Jeremy Deller is a rare artist whose work has won him fans well outside of the micro-culture of the fine art world. Large-scale event-pieces such as “The Battle of Orgreave” — a 2001 reenactment of the violent 1984 clash between police and miners in the North of England — and his recent tribute to the fallen soldiers of the Somme have gained him a kind of populist appreciation not usually reserved for Turner Prize winners.
His interests in acid house music, mine workers, brass bands and Peter Stringfellow have gained him a certain cult status. Deller’s career-long fascination with the niches of British culture and music has led to a reputation as a sort of unofficial artist of the acid house movement — a tag he’s reluctant to indulge in too much. “Well, I feel a bit of a fraud,” he explains from his London studio. “I didn’t really partake in that early acid house moment and never really pretended I did, but I made work about it. I’m interested in it for a moment, a social one as well as a musical one. I was interested in what it meant.”His latest project has seen him back on familiar ground: heading up a series of talks at London’s Paul Mellon Centre, entitled “The Look Of Music.”

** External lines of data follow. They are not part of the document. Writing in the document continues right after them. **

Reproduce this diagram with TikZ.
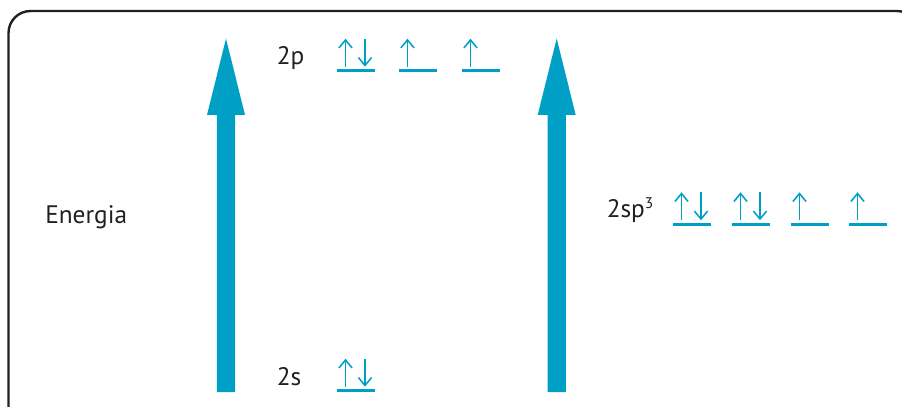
\documentclass[tikz,border=0pt]{standalone}
\usepackage{fontspec}
\setmainfont{PT Sans}
\definecolor{orb}{RGB}{0,160,198}
\definecolor{ink}{RGB}{35,31,32}
\usetikzlibrary{arrows.meta}
\tikzset{
  frame/.style={draw=ink, line width=1.7pt, rounded corners=0.55cm},
  bigarrow/.style={fill=orb, draw=none},
  level/.style={draw=orb, line width=2pt},
  spin/.style={draw=orb, line width=1.1pt, -{Straight Barb[length=2mm,width=3.3mm]}},
  label/.style={font=\fontsize{18}{21}\selectfont, text=ink, inner sep=0pt},
}
% one orbital box: line plus optional up/down spins
\newcommand{\orbbox}[3]{% x, y of the line, 2 = paired, 1 = single
  \draw[level] (#1,#2) -- ++(38,0);
  \draw[spin] (#1+8.5,#2-4) -- (#1+8.5,#2-32);
  \ifnum#3=2 \draw[spin] (#1+28,#2-32) -- (#1+28,#2-4); \fi
}

\begin{document}
\begin{tikzpicture}[x=0.025cm, y=-0.025cm]
        \useasboundingbox (0,0) rectangle (902,407);
        \clip (0,0) rectangle (902,407);
        \draw[frame] (8.5,11) rectangle (919,430);
        % energy axes
        \foreach \xa in {226,556.7}
          \fill[bigarrow] (\xa-9.2,392) -- (\xa-9.2,115) -- (\xa-19,115) -- (\xa,38.5)
                          -- (\xa+19,115) -- (\xa+9.2,115) -- (\xa+9.2,392) -- cycle;
        \node[label, anchor=base west] (energia) at (45,223.3) {Energia};
        % atomic orbitals
        \node[label, anchor=base west] (lvl2p) at (276.5,65) {2p};
        \node[label, anchor=base west] (lvl2s) at (276.5,385) {2s};
        \orbbox{337}{70.7}{2}
        \orbbox{399}{70.7}{1}
        \orbbox{462}{70.7}{1}
        \orbbox{337}{390.7}{2}
        % hybrid orbitals
        \node[label, anchor=base west] (lvlsp) at (606.5,217.5) {2sp\textsuperscript{\fontsize{11}{12}\selectfont 3}};
        \foreach \xo/\n in {673/2, 732/2, 791/1, 849/1}
          {\orbbox{\xo}{224.3}{\n}}
\end{tikzpicture}
\end{document}
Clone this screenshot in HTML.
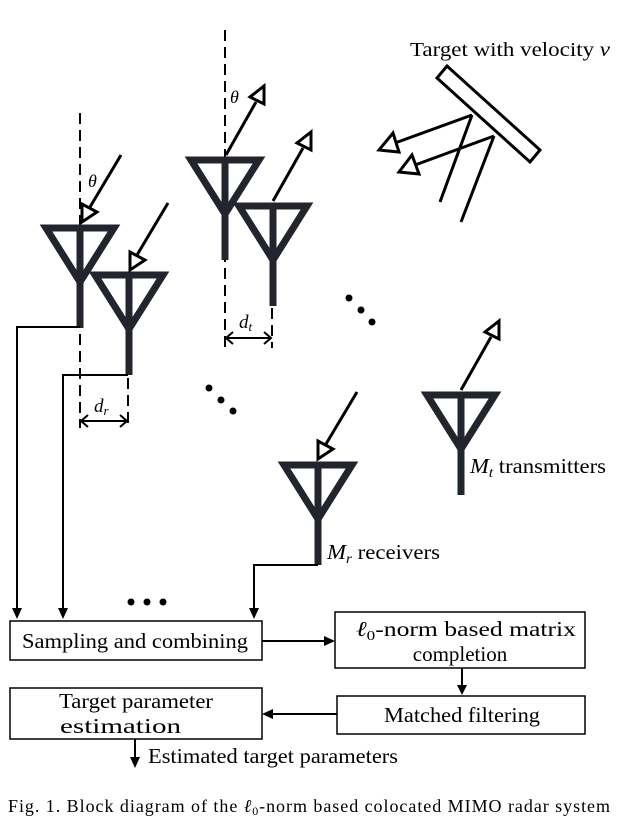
<!DOCTYPE html>
<html><head><meta charset="utf-8"><style>
body{margin:0;background:#fff;width:625px;height:823px;overflow:hidden}
svg text{font-family:"Liberation Serif",serif;fill:#000}
</style></head><body>
<svg width="625" height="823" viewBox="0 0 625 823" xmlns="http://www.w3.org/2000/svg">
<defs>
<g id="ant">
<polygon points="-34,3 34,3 0,57" fill="none" stroke="#23252e" stroke-width="7" stroke-linejoin="miter"/>
<line x1="0" y1="0" x2="0" y2="103" stroke="#23252e" stroke-width="7"/>
</g>
</defs>
<g stroke="#000" stroke-width="2" stroke-dasharray="11,6">
<line x1="80" y1="113" x2="80" y2="428"/>
<line x1="128" y1="378" x2="128" y2="428"/>
<line x1="225" y1="30" x2="225" y2="348"/>
<line x1="272" y1="308" x2="272" y2="348"/>
</g>
<use href="#ant" x="80" y="225"/>
<use href="#ant" x="129" y="272"/>
<use href="#ant" x="225" y="157"/>
<use href="#ant" x="273" y="203"/>
<use href="#ant" x="461" y="392"/>
<use href="#ant" x="318" y="462"/>
<g stroke="#000" stroke-width="3" fill="none">
<line x1="121" y1="155" x2="90" y2="207"/><polygon points="82,222 82,204 97,212" fill="#fff"/>
<line x1="168" y1="203" x2="137" y2="255"/><polygon points="130,270 130,252 145,260" fill="#fff"/>
<line x1="357" y1="392" x2="326" y2="444"/><polygon points="318,459 318,441 333,449" fill="#fff"/>
<line x1="226" y1="155" x2="256" y2="102"/><polygon points="264,86 264,104 250,97" fill="#fff"/>
<line x1="273" y1="201" x2="303" y2="148"/><polygon points="311,132 311,150 297,143" fill="#fff"/>
<line x1="461" y1="390" x2="491" y2="337"/><polygon points="499,321 499,339 485,332" fill="#fff"/>
<polygon points="437,78 447,66 540,150 530,162" fill="#fff" stroke-width="3"/>
<line x1="472" y1="115" x2="440" y2="202"/>
<line x1="494" y1="136" x2="461" y2="222"/>
<line x1="472" y1="115" x2="395" y2="143"/><polygon points="379,150 393,133 399,152" fill="#fff"/>
<line x1="494" y1="136" x2="415" y2="165"/><polygon points="399,172 412,155 419,174" fill="#fff"/>
</g>
<text x="410" y="56" font-size="20" textLength="200" lengthAdjust="spacingAndGlyphs">Target with velocity <tspan font-style="italic">v</tspan></text>
<text x="88" y="187" font-size="18" font-style="italic">θ</text>
<text x="230" y="103" font-size="18" font-style="italic">θ</text>
<g stroke="#000" stroke-width="2" fill="none">
<line x1="81" y1="421" x2="127" y2="421"/><polyline points="88,415 81,421 88,427"/><polyline points="120,415 127,421 120,427"/>
<line x1="226" y1="338" x2="271" y2="338"/><polyline points="233,332 226,338 233,344"/><polyline points="264,332 271,338 264,344"/>
</g>
<text x="94" y="412" font-size="19" font-style="italic">d<tspan font-size="13" dy="3">r</tspan></text>
<text x="239" y="328" font-size="19" font-style="italic">d<tspan font-size="13" dy="3">t</tspan></text>
<g fill="#000">
<circle cx="349" cy="298" r="3.5"/><circle cx="361" cy="310" r="3.5"/><circle cx="372" cy="322" r="3.5"/>
<circle cx="209" cy="388" r="3.5"/><circle cx="221" cy="400" r="3.5"/><circle cx="233" cy="411" r="3.5"/>
<circle cx="131" cy="602" r="3.5"/><circle cx="147" cy="602" r="3.5"/><circle cx="163" cy="602" r="3.5"/>
</g>
<text x="470" y="473" font-size="21" textLength="136" lengthAdjust="spacingAndGlyphs"><tspan font-style="italic">M</tspan><tspan font-style="italic" font-size="14" dy="4">t</tspan><tspan dy="-4"> transmitters</tspan></text>
<text x="327" y="559" font-size="21" textLength="113" lengthAdjust="spacingAndGlyphs"><tspan font-style="italic">M</tspan><tspan font-style="italic" font-size="14" dy="4">r</tspan><tspan dy="-4"> receivers</tspan></text>
<g stroke="#000" stroke-width="2" fill="none">
<polyline points="80,327 17,327 17,608"/>
<polyline points="128,375 63,375 63,608"/>
<polyline points="318,565 254,565 254,608"/>
<line x1="262" y1="641" x2="325" y2="641"/>
<line x1="462" y1="668" x2="462" y2="686"/>
<line x1="337" y1="714" x2="272" y2="714"/>
<line x1="135" y1="739" x2="135" y2="758"/>
</g>
<g fill="#000">
<polygon points="12,608 22,608 17,619"/>
<polygon points="58,608 68,608 63,619"/>
<polygon points="249,608 259,608 254,619"/>
<polygon points="324,636 324,646 335,641"/>
<polygon points="457,685 467,685 462,695"/>
<polygon points="273,709 273,719 262,714"/>
<polygon points="130,757 140,757 135,768"/>
</g>
<g fill="#fff" stroke="#000" stroke-width="1.5">
<rect x="10" y="621" width="252" height="39"/>
<rect x="335" y="612" width="250" height="56"/>
<rect x="337" y="696" width="248" height="38"/>
<rect x="10" y="688" width="252" height="51"/>
</g>
<text x="22" y="648" font-size="21" textLength="226" lengthAdjust="spacingAndGlyphs">Sampling and combining</text>
<text x="356" y="636" font-size="21" textLength="220" lengthAdjust="spacingAndGlyphs"><tspan font-style="italic">ℓ</tspan><tspan font-size="14" dy="4">0</tspan><tspan dy="-4">-norm based matrix</tspan></text>
<text x="460" y="661" font-size="21" text-anchor="middle">completion</text>
<text x="384" y="722" font-size="21" textLength="156" lengthAdjust="spacingAndGlyphs">Matched filtering</text>
<text x="59" y="708" font-size="21" textLength="154" lengthAdjust="spacingAndGlyphs">Target parameter</text>
<text x="60" y="733" font-size="21" textLength="121" lengthAdjust="spacingAndGlyphs">estimation</text>
<text x="148" y="763" font-size="21" textLength="250" lengthAdjust="spacingAndGlyphs">Estimated target parameters</text>
<text x="8" y="812" font-size="18" textLength="602" lengthAdjust="spacing">Fig. 1.  Block diagram of the <tspan font-style="italic">ℓ</tspan><tspan font-size="12" dy="3">0</tspan><tspan dy="-3">-norm based colocated MIMO radar system</tspan></text>
</svg>
</body></html>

The relationship between the sounds
The talks will examine the relationship between the sounds of popular music and the aesthetic and images they produce. Those who have already spoken in the series include acclaimed set designer Es Devlin and writer Jon Savage whose book “England’s Dreaming” is considered to be the quintessential text on punk culture by many, and next week sees the final installment, featuring Art-Pop icons The Pet Shop Boys.
The premise of these lectures will be the question ‘What does music look like?’ — but how close does Deller think he and his collaborators will get to actually answer that? “Oh, we won’t get close at all”, he replies with a typical lack of self-seriousness. “It’s just a tagline, really.” However, there is plenty of weighty discussions to be had about the relationship between pop music and art, using case studies of musicians who seem to best explore this relationship, such as the aforementioned The Pet Shop Boys and American rock icon Iggy Pop, the focus of Jon Savage’s lecture.